The Board, composed primarily of organic industry insiders, has had the kind of freedom from oversight every industry segment in America wishes they could wrangle.
But now that organic food is a $35 billion industry and has used a substantial amount of money to create the mythology that their process makes food more nutritious and has no pesticides, the USDA has wanted to reassert some level of control - and they got it. When NOSB was rechartered in May it was instead classified as a time-limited Advisory Board, subject to USDA.
That was a warning shot to organic food groups, who would prefer to be 'independent' from the USDA. So 20 organic food advocacy groups have filed a petition with U.S. Secretary of Agriculture Tom Vilsack to protest the change.
Should one particular food process have its own special part of the USDA? Should any? From Spending More For Organic Does Not Buy You Pesticide-Free by Dr. Steve Savage.
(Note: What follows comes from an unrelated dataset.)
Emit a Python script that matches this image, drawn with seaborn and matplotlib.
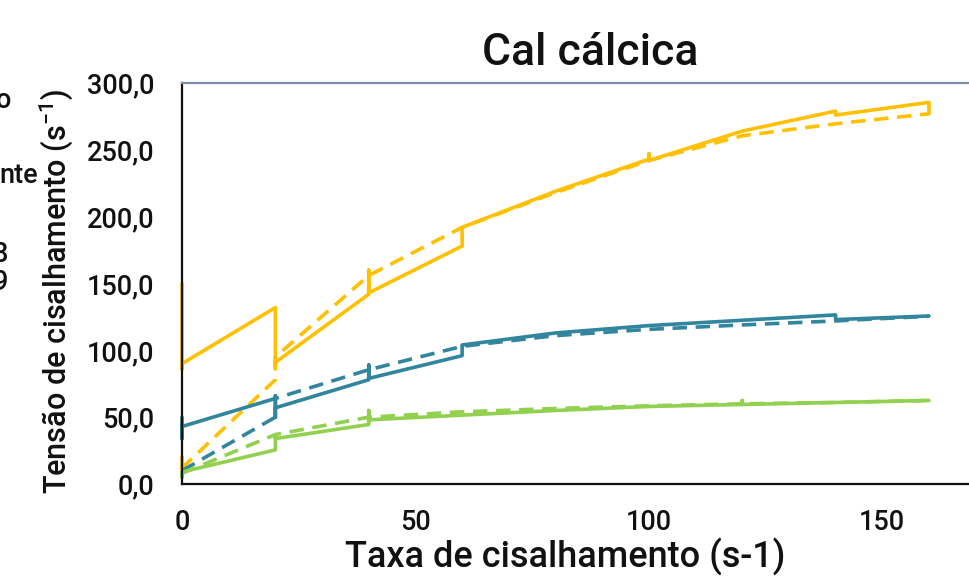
import matplotlib
matplotlib.use("Agg")
import matplotlib.pyplot as plt
import seaborn as sns
import pandas as pd

# ---- data ----
yellow_solid_x = [0, 0, 0, 20, 20, 20, 40, 40, 40, 60, 60, 80, 100, 100, 100, 120, 140, 140, 160, 160]
yellow_solid_y = [150, 86, 90, 132, 88, 91, 142, 160, 143, 178, 192, 219, 243, 247, 242, 264, 279, 276, 285.5, 277]

yellow_dash_x = [0, 0, 0, 20, 20, 40, 60, 80, 100, 120, 140, 160]
yellow_dash_y = [10, 20, 12, 78, 95, 156, 192, 218, 242, 260.5, 269.5, 277]

blue_solid_x = [0, 0, 0, 20, 20, 20, 20, 40, 40, 40, 60, 60, 80, 100, 120, 140, 140, 160]
blue_solid_y = [50, 34, 43, 64, 66, 50, 57, 78, 89, 79, 96, 104, 113, 118.5, 122.5, 126.5, 123, 125.7]

blue_dash_x = [0, 20, 20, 40, 60, 80, 100, 120, 140, 160]
blue_dash_y = [10, 50, 64, 85.5, 103, 111, 115.7, 119, 122, 125.5]

green_solid_x = [0, 0, 0, 20, 20, 20, 40, 40, 40, 60, 80, 100, 120, 120, 120, 140, 160]
green_solid_y = [9, 5, 9, 25.5, 36.5, 34, 44.5, 55, 48, 51.5, 55, 58, 59.5, 62.5, 59.5, 61, 62.5]

green_dash_x = [0, 20, 40, 60, 80, 100, 120, 140, 160]
green_dash_y = [8, 37, 50, 54, 56.5, 58.5, 60, 61, 62.5]

x_ticks = [0, 50, 100, 150]
y_ticks = [0, 50, 100, 150, 200, 250, 300]
y_tick_labels = ["0,0", "50,0", "100,0", "150,0", "200,0", "250,0", "300,0"]
left_fragments = ["o", "nte", "8", "9"]

title = "Cal cálcica"
xlabel = "Taxa de cisalhamento (s-1)"
ylabel = "Tensão de cisalhamento (s$^{-1}$)"

YELLOW = "#FFC000"
BLUE = "#31859C"
GREEN = "#92D050"

# ---- style ----
sns.set_theme(style="white")
plt.rcParams["font.family"] = ["Roboto", "DejaVu Sans"]
plt.rcParams["font.weight"] = "medium"
plt.rcParams["mathtext.fontset"] = "custom"
plt.rcParams["mathtext.rm"] = "Roboto:medium"
plt.rcParams["mathtext.it"] = "Roboto:medium"

W, H = 969, 583
fig = plt.figure(figsize=(W / 100, H / 100), dpi=100)
ax_left, ax_right, ax_top, ax_bot = 182, 999, 83, 484
ax_w, ax_h = ax_right - ax_left, ax_bot - ax_top
ax = fig.add_axes([ax_left / W, 1 - ax_bot / H, ax_w / W, ax_h / H])

lw = 2.6
dash = (0, (4.0, 2.4))
series = [
    (yellow_solid_x, yellow_solid_y, YELLOW, "-"),
    (yellow_dash_x, yellow_dash_y, YELLOW, dash),
    (blue_solid_x, blue_solid_y, BLUE, "-"),
    (blue_dash_x, blue_dash_y, BLUE, dash),
    (green_solid_x, green_solid_y, GREEN, "-"),
    (green_dash_x, green_dash_y, GREEN, dash),
]
for xs, ys, c, ls in series:
    df = pd.DataFrame({"x": xs, "y": ys})
    sns.lineplot(data=df, x="x", y="y", sort=False, estimator=None, color=c,
                 linestyle=ls, linewidth=lw, ax=ax, clip_on=False)

ax.set_xlim(0, 175)
ax.set_ylim(0, 300)
ax.set_xticks(x_ticks)
ax.set_xticklabels([str(t) for t in x_ticks])
ax.set_yticks(y_ticks)
ax.set_yticklabels(y_tick_labels)
ax.tick_params(axis="both", which="major", labelsize=19.5, colors="#333333",
               labelcolor="#111111", direction="out", length=7, width=1.3)
ax.tick_params(axis="y", pad=13)
ax.tick_params(axis="x", pad=11)

for s in ["left", "bottom"]:
    ax.spines[s].set_color("#111111")
    ax.spines[s].set_linewidth(1.6)
ax.spines["right"].set_visible(False)
ax.spines["top"].set_color("#7C8DA5")
ax.spines["top"].set_linewidth(1.6)

ax.set_title(title, fontsize=32, color="#111111", pad=13, fontweight="medium")
ax.set_xlabel(xlabel, fontsize=26, color="#111111", fontweight="medium")
ax.set_ylabel(ylabel, fontsize=22, color="#111111", fontweight="medium")
ax.xaxis.set_label_coords((565 - ax_left) / ax_w, -(538 - ax_bot) / ax_h)
ax.xaxis.label.set_va("top")
ax.yaxis.set_label_coords(-(ax_left - 75) / ax_w, 0.48)

# cropped legend fragments at the far left (from a legend outside the crop)
frag_pos = [(11, 100), (38, 176), (8, 255), (8, 283)]
for txt, (px, py) in zip(left_fragments, frag_pos):
    fig.text(px / W, 1 - py / H, txt, ha="right", va="center", fontsize=19.5,
             color="#111111", fontweight="medium")

fig.savefig("out.png", dpi=100)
The groups behind the petition are a Who's Who of organic lobbying: Beyond Pesticides, Center for Food Safety, Cornucopia Institute, Food&Water Watch, Equal Exchange, La Montanita Co-op (New Mexico), Maine Organic Farmers and Gardeners Association, Midwest Organic and Sustainable Education Service, Northeast Organic Dairy Producers Alliance, Northwest Organic Farming Association (NOFA) Interstate Council, NOFA Connecticut, NOFA Massachusetts, NOFA New Hampshire, NOFA New Jersey, NOFA New York, NOFA Vermont, Organic Consumers Association, Organically Grown Company, Organic Seed Growers and Trade Association, and PCC Natural Markets.
Paige Tomaselli, senior attorney at the Center for Food Safety, says their independence is being jeopardized. They have good reason to worry. The last thing they want is the same oversight conventional farmers have.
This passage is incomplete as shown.